** START RECORDS **

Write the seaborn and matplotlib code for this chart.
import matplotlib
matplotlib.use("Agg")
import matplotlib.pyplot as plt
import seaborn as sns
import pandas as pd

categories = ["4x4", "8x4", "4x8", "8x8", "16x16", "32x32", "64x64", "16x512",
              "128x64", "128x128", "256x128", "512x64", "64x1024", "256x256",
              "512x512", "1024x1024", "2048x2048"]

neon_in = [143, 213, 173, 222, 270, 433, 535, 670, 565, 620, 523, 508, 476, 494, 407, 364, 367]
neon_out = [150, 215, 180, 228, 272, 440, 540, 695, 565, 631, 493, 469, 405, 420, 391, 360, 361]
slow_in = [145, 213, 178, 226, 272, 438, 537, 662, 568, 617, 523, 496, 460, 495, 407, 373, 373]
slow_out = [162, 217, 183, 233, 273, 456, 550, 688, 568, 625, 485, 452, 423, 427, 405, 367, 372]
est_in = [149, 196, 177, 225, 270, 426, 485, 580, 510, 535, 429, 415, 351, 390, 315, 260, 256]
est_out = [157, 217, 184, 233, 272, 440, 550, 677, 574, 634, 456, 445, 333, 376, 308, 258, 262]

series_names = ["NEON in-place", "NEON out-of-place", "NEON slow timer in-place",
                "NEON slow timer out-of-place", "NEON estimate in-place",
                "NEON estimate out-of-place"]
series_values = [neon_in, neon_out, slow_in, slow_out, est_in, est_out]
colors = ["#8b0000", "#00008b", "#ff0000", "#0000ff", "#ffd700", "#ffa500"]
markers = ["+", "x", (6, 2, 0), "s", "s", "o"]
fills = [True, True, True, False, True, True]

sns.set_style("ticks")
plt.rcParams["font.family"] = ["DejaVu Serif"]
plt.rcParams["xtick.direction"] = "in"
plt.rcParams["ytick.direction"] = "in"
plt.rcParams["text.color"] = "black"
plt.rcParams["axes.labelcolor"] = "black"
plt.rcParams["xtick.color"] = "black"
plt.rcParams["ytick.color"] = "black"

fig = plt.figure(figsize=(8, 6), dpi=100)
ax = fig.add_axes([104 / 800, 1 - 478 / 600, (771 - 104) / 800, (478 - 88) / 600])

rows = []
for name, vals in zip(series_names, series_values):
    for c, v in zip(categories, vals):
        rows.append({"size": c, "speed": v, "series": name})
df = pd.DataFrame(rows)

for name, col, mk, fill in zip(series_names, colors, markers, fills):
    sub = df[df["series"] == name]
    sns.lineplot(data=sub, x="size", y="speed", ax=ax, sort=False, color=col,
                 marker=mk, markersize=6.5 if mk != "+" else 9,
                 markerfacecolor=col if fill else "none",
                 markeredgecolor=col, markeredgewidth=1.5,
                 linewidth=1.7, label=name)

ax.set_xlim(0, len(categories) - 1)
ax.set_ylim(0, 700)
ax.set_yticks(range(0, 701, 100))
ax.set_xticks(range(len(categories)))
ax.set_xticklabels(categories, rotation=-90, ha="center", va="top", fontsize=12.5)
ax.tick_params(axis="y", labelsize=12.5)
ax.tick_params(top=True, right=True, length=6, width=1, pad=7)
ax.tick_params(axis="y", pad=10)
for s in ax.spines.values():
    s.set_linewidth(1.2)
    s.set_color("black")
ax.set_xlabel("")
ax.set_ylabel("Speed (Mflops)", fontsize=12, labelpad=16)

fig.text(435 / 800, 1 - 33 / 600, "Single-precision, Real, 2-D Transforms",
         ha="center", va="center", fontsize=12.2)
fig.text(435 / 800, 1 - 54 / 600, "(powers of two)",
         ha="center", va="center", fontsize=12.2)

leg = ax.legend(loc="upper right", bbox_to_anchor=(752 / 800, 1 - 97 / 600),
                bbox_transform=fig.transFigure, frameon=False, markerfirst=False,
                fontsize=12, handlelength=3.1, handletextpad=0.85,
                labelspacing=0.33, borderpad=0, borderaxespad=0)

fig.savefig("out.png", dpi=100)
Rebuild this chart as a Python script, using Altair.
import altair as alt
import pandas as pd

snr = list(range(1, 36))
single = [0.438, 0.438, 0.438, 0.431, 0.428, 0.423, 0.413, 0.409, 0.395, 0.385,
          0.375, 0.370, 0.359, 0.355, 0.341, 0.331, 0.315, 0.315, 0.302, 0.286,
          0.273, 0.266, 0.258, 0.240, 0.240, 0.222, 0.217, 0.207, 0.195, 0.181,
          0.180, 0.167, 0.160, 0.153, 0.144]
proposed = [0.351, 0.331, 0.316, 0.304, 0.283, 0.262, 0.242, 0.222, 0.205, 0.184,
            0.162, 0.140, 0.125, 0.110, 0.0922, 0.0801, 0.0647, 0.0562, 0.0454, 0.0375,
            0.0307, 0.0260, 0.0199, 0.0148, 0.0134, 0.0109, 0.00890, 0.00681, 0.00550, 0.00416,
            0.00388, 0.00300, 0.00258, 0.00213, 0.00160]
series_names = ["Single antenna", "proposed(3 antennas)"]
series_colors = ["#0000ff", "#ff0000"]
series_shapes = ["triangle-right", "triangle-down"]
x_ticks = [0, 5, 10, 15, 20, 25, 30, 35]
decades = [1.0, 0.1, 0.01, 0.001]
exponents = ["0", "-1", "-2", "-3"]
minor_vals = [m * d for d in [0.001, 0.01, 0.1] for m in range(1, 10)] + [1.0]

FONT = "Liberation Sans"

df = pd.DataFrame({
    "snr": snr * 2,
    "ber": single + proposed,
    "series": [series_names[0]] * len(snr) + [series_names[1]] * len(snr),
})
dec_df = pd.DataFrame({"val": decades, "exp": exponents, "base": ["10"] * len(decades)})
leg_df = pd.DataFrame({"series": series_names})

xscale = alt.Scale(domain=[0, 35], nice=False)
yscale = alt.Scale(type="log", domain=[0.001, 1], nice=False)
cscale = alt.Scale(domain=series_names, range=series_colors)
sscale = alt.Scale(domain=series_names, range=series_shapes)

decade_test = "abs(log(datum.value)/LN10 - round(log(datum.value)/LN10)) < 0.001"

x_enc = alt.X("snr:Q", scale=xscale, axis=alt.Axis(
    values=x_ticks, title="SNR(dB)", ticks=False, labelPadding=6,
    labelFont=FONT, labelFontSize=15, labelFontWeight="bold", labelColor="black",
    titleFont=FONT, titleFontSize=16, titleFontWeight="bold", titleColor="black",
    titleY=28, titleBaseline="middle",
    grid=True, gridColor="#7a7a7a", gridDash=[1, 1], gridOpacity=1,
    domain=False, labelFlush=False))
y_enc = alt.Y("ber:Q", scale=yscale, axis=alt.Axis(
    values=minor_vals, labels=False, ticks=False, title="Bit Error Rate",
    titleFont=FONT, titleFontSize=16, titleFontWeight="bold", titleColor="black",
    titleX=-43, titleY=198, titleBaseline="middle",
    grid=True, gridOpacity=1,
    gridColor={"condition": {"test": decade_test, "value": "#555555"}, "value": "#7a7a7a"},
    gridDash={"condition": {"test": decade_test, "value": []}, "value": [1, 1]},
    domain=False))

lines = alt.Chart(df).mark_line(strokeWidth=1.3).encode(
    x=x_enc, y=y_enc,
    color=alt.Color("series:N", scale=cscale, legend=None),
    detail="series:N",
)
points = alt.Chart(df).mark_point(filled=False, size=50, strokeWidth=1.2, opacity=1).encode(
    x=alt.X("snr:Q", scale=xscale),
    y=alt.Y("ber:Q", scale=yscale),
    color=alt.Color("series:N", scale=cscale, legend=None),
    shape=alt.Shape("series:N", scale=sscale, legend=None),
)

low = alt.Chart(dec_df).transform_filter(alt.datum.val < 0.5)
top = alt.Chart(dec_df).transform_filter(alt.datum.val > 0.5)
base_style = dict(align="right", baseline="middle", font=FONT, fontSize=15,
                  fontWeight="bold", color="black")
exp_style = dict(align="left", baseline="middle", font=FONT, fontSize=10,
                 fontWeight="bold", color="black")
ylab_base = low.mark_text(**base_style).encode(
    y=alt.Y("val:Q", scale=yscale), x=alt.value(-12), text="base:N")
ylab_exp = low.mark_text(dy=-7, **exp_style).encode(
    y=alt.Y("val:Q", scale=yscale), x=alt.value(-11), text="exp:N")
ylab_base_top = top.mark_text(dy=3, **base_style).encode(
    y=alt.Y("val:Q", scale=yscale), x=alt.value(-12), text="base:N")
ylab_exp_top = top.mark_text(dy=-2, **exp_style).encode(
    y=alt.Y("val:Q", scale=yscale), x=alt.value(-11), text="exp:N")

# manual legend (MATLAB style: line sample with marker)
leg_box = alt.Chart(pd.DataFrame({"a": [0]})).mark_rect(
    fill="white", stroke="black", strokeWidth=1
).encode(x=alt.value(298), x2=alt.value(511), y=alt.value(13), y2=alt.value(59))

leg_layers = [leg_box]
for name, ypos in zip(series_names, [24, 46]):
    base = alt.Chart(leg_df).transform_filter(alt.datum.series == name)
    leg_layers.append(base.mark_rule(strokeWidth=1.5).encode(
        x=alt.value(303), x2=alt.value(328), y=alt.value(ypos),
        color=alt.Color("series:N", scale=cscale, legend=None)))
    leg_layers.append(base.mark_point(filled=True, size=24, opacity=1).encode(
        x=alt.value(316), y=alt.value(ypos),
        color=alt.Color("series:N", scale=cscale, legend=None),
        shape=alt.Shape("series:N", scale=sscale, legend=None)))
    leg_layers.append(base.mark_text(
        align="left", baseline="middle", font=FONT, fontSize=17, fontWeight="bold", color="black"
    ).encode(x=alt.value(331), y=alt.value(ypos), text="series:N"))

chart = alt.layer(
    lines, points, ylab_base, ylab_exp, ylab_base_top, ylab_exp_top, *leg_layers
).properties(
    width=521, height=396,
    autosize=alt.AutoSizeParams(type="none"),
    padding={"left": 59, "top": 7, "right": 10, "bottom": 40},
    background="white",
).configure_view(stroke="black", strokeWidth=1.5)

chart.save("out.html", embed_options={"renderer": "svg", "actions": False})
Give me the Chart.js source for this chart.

** END RECORDS **

# WRITTEN INSTRUCTION
Of the lines in the listing, how many hold the word "matplotlib"? Nothing but the number is needed.

# RESPONSE TO THIS EXERCISE
4